** Exercise aim **
Only the lines from the line containing "Clone this chart in Altair." to the line containing "return [[p[0], p[1]", with both of those lines, are to be repeated exactly. Leave the images out.

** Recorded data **
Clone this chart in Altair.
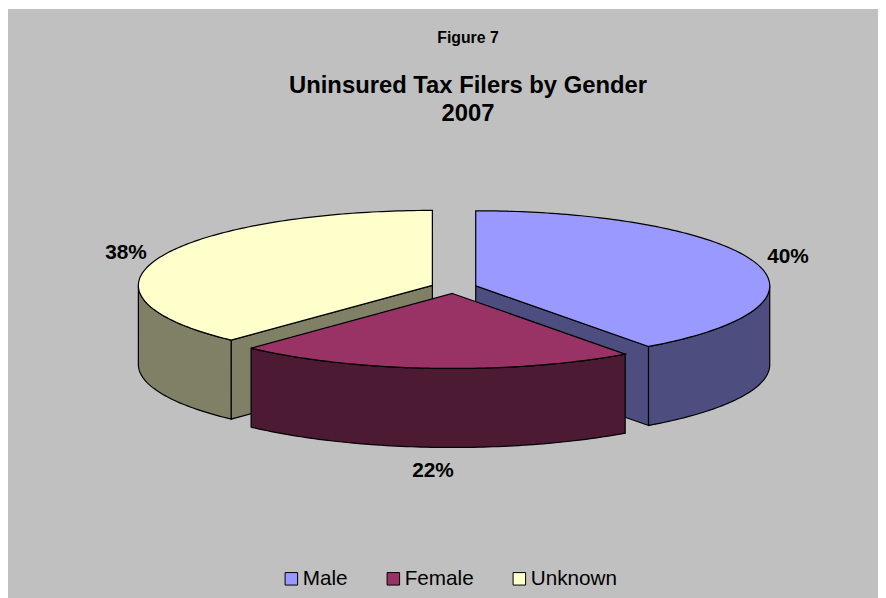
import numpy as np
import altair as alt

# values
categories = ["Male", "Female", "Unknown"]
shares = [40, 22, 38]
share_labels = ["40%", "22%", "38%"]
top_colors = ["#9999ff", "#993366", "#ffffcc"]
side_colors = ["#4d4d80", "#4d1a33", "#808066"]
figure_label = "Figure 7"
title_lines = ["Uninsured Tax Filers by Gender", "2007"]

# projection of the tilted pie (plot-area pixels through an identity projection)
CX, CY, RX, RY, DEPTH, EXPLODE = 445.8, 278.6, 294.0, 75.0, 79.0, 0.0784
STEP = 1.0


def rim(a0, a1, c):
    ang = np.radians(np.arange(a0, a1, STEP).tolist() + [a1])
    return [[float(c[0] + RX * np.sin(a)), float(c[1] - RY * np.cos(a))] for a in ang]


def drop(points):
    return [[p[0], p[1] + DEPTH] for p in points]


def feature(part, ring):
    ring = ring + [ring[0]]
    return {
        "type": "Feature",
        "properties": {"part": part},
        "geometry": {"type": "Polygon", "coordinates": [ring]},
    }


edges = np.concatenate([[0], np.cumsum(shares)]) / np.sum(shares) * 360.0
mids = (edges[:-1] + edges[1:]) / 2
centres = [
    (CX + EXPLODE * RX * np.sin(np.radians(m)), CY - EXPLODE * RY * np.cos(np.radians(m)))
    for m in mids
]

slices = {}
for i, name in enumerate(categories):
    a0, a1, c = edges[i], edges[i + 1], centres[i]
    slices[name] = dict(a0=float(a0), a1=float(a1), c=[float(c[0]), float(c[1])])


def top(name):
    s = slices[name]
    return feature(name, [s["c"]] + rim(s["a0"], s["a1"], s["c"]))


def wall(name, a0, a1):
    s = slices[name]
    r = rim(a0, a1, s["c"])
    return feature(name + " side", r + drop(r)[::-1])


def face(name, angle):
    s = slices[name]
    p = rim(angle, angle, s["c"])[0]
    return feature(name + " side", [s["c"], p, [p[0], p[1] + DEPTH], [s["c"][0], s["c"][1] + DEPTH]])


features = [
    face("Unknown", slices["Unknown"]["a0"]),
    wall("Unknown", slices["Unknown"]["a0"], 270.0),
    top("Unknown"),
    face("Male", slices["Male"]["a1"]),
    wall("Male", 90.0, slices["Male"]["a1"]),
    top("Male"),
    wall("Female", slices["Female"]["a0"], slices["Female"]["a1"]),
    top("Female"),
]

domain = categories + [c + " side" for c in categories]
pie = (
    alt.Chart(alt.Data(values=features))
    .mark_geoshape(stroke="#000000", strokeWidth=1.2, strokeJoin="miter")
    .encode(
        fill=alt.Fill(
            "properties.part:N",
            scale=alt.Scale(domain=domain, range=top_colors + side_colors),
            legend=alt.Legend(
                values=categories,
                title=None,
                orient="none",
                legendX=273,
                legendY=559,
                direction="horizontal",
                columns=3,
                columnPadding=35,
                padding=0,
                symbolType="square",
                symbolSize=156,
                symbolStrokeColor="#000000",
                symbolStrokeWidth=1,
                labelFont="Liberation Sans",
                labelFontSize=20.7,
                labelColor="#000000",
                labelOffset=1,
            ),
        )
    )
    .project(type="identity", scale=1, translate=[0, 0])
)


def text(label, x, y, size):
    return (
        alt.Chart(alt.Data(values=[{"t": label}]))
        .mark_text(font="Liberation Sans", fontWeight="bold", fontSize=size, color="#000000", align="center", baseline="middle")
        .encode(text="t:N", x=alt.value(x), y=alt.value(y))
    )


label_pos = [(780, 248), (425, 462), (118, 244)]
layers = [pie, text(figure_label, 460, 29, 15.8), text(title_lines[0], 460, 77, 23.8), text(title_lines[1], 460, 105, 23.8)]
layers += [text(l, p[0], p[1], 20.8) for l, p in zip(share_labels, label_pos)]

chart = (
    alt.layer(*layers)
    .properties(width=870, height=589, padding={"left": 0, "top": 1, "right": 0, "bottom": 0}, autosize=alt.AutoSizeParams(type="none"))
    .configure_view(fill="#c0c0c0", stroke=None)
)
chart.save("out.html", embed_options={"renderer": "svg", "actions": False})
* * *
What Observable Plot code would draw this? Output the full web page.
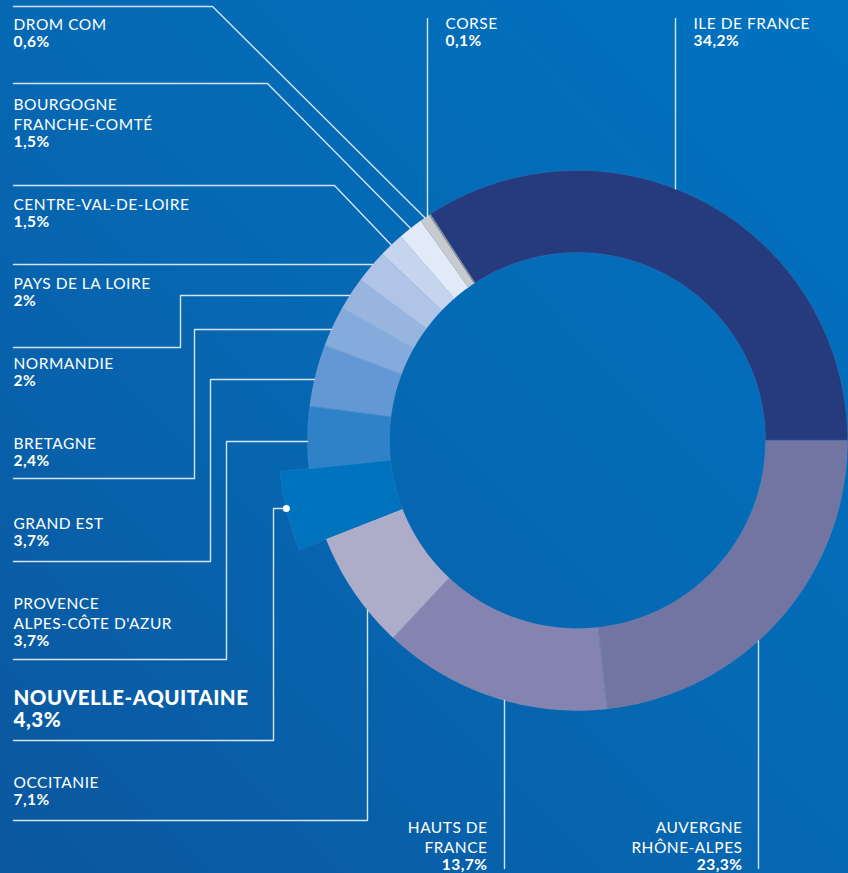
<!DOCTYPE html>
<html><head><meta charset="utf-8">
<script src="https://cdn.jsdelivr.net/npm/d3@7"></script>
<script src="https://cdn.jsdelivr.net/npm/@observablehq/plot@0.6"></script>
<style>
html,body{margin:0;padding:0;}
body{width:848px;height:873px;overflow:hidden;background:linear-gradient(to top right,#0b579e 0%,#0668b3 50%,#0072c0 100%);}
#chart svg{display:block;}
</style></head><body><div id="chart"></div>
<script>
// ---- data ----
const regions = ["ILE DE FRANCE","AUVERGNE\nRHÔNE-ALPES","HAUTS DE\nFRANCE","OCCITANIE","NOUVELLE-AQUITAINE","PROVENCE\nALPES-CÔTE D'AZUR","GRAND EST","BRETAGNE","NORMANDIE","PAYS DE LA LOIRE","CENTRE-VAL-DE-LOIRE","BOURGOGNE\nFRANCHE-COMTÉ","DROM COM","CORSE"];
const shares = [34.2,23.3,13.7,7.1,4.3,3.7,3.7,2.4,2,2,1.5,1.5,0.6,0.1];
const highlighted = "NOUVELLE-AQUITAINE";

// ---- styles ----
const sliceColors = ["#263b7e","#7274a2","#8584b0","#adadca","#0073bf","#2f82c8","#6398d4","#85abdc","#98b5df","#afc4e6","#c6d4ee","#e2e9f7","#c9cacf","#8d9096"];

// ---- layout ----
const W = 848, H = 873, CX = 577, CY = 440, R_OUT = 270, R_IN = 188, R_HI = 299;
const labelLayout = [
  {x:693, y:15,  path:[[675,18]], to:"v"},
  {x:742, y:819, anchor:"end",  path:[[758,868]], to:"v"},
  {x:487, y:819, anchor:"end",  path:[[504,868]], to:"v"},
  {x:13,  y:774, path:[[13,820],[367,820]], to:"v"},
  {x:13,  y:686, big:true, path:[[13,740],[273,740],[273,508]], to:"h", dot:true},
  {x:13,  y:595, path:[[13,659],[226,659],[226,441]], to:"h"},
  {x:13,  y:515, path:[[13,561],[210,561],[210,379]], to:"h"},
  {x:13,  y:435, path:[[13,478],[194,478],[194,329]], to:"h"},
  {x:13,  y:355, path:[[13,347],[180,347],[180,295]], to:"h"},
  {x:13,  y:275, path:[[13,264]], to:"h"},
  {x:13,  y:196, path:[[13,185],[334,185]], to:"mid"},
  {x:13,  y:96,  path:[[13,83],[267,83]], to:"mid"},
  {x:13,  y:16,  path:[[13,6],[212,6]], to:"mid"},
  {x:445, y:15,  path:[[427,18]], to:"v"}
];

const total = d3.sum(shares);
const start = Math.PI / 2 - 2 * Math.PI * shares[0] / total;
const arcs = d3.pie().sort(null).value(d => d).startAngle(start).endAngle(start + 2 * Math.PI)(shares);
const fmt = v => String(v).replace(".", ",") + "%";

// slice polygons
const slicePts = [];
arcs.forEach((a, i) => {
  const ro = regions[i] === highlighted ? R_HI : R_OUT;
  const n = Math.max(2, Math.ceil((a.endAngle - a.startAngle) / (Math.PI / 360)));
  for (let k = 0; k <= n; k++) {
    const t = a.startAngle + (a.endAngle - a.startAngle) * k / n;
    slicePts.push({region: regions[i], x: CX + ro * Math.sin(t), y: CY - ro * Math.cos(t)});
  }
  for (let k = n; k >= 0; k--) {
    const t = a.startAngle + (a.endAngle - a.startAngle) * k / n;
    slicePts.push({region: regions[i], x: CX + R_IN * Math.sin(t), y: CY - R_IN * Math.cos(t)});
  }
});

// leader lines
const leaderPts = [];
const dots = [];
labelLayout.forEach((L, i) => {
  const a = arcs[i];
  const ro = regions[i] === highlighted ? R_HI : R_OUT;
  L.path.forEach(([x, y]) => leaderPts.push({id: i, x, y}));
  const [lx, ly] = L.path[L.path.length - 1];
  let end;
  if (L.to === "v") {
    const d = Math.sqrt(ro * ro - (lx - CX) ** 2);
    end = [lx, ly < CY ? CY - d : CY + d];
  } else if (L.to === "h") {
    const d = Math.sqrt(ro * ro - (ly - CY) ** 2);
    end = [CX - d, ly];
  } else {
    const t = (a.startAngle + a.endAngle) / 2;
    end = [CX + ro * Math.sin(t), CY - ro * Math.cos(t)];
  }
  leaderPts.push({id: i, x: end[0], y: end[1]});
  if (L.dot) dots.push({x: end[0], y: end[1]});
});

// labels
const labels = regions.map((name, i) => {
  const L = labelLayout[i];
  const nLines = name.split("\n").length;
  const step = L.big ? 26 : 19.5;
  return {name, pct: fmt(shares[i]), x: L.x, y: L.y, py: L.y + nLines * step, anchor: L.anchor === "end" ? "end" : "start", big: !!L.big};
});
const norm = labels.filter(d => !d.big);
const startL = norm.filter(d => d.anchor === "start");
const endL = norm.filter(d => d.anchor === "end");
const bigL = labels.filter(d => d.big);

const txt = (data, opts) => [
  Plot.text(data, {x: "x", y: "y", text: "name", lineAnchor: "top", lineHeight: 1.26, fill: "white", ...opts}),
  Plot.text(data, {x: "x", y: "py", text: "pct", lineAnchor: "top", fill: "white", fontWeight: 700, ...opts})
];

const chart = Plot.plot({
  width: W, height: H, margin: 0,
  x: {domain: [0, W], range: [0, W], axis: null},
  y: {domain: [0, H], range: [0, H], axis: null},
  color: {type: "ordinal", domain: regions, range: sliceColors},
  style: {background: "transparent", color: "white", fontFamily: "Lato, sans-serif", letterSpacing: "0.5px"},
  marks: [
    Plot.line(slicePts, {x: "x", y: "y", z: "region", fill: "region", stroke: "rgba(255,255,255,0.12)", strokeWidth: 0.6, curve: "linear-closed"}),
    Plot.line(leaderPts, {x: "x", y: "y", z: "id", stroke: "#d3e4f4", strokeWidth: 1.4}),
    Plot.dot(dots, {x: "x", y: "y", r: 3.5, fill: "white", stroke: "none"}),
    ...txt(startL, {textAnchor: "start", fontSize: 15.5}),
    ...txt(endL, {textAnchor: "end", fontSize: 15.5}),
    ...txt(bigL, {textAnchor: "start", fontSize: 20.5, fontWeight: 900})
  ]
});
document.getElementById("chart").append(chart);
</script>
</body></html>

** Completed exercise **
Clone this chart in Altair.
import numpy as np
import altair as alt

# values
categories = ["Male", "Female", "Unknown"]
shares = [40, 22, 38]
share_labels = ["40%", "22%", "38%"]
top_colors = ["#9999ff", "#993366", "#ffffcc"]
side_colors = ["#4d4d80", "#4d1a33", "#808066"]
figure_label = "Figure 7"
title_lines = ["Uninsured Tax Filers by Gender", "2007"]

# projection of the tilted pie (plot-area pixels through an identity projection)
CX, CY, RX, RY, DEPTH, EXPLODE = 445.8, 278.6, 294.0, 75.0, 79.0, 0.0784
STEP = 1.0


def rim(a0, a1, c):
    ang = np.radians(np.arange(a0, a1, STEP).tolist() + [a1])
    return [[float(c[0] + RX * np.sin(a)), float(c[1] - RY * np.cos(a))] for a in ang]


def drop(points):
    return [[p[0], p[1] + DEPTH] for p in points]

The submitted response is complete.